Stored data:
══════════════════════════════

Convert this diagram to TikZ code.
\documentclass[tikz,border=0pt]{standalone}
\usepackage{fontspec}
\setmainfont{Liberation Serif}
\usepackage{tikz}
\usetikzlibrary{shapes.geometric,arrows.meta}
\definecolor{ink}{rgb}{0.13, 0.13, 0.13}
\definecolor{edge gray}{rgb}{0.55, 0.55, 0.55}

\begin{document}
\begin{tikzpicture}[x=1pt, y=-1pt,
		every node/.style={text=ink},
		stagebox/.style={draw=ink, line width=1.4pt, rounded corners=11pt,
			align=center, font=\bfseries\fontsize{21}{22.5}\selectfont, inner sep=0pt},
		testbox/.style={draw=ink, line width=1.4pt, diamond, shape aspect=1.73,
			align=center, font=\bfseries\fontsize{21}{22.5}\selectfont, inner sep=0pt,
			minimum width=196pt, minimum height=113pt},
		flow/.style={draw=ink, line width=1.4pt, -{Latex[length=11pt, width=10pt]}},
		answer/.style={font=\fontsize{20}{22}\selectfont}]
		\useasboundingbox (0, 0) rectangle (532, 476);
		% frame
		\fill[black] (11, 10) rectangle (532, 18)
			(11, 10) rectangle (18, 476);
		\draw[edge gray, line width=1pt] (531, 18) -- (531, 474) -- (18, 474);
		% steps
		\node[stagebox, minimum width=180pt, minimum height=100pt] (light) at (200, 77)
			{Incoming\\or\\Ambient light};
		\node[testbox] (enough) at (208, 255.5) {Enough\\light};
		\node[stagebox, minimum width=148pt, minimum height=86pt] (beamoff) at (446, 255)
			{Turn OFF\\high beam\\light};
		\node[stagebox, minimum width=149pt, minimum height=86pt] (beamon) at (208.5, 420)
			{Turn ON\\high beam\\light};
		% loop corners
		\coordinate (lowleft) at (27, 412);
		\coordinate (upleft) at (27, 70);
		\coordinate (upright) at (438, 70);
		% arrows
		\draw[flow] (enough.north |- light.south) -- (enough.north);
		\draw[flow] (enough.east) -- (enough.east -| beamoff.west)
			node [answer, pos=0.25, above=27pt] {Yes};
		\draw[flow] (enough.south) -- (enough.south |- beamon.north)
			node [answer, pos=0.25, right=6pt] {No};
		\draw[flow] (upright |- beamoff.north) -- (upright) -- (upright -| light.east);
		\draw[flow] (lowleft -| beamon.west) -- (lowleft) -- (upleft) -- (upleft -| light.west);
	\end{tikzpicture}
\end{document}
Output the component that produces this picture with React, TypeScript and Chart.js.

══════════════════════════════

▸ Exercise description:
Reproduce the entries above in full, verbatim.

▸ Exercise solution:
Convert this diagram to TikZ code.
\documentclass[tikz,border=0pt]{standalone}
\usepackage{fontspec}
\setmainfont{Liberation Serif}
\usepackage{tikz}
\usetikzlibrary{shapes.geometric,arrows.meta}
\definecolor{ink}{rgb}{0.13, 0.13, 0.13}
\definecolor{edge gray}{rgb}{0.55, 0.55, 0.55}

\begin{document}
\begin{tikzpicture}[x=1pt, y=-1pt,
		every node/.style={text=ink},
		stagebox/.style={draw=ink, line width=1.4pt, rounded corners=11pt,
			align=center, font=\bfseries\fontsize{21}{22.5}\selectfont, inner sep=0pt},
		testbox/.style={draw=ink, line width=1.4pt, diamond, shape aspect=1.73,
			align=center, font=\bfseries\fontsize{21}{22.5}\selectfont, inner sep=0pt,
			minimum width=196pt, minimum height=113pt},
		flow/.style={draw=ink, line width=1.4pt, -{Latex[length=11pt, width=10pt]}},
		answer/.style={font=\fontsize{20}{22}\selectfont}]
		\useasboundingbox (0, 0) rectangle (532, 476);
		% frame
		\fill[black] (11, 10) rectangle (532, 18)
			(11, 10) rectangle (18, 476);
		\draw[edge gray, line width=1pt] (531, 18) -- (531, 474) -- (18, 474);
		% steps
		\node[stagebox, minimum width=180pt, minimum height=100pt] (light) at (200, 77)
			{Incoming\\or\\Ambient light};
		\node[testbox] (enough) at (208, 255.5) {Enough\\light};
		\node[stagebox, minimum width=148pt, minimum height=86pt] (beamoff) at (446, 255)
			{Turn OFF\\high beam\\light};
		\node[stagebox, minimum width=149pt, minimum height=86pt] (beamon) at (208.5, 420)
			{Turn ON\\high beam\\light};
		% loop corners
		\coordinate (lowleft) at (27, 412);
		\coordinate (upleft) at (27, 70);
		\coordinate (upright) at (438, 70);
		% arrows
		\draw[flow] (enough.north |- light.south) -- (enough.north);
		\draw[flow] (enough.east) -- (enough.east -| beamoff.west)
			node [answer, pos=0.25, above=27pt] {Yes};
		\draw[flow] (enough.south) -- (enough.south |- beamon.north)
			node [answer, pos=0.25, right=6pt] {No};
		\draw[flow] (upright |- beamoff.north) -- (upright) -- (upright -| light.east);
		\draw[flow] (lowleft -| beamon.west) -- (lowleft) -- (upleft) -- (upleft -| light.west);
	\end{tikzpicture}
\end{document}
Output the component that produces this picture with React, TypeScript and Chart.js.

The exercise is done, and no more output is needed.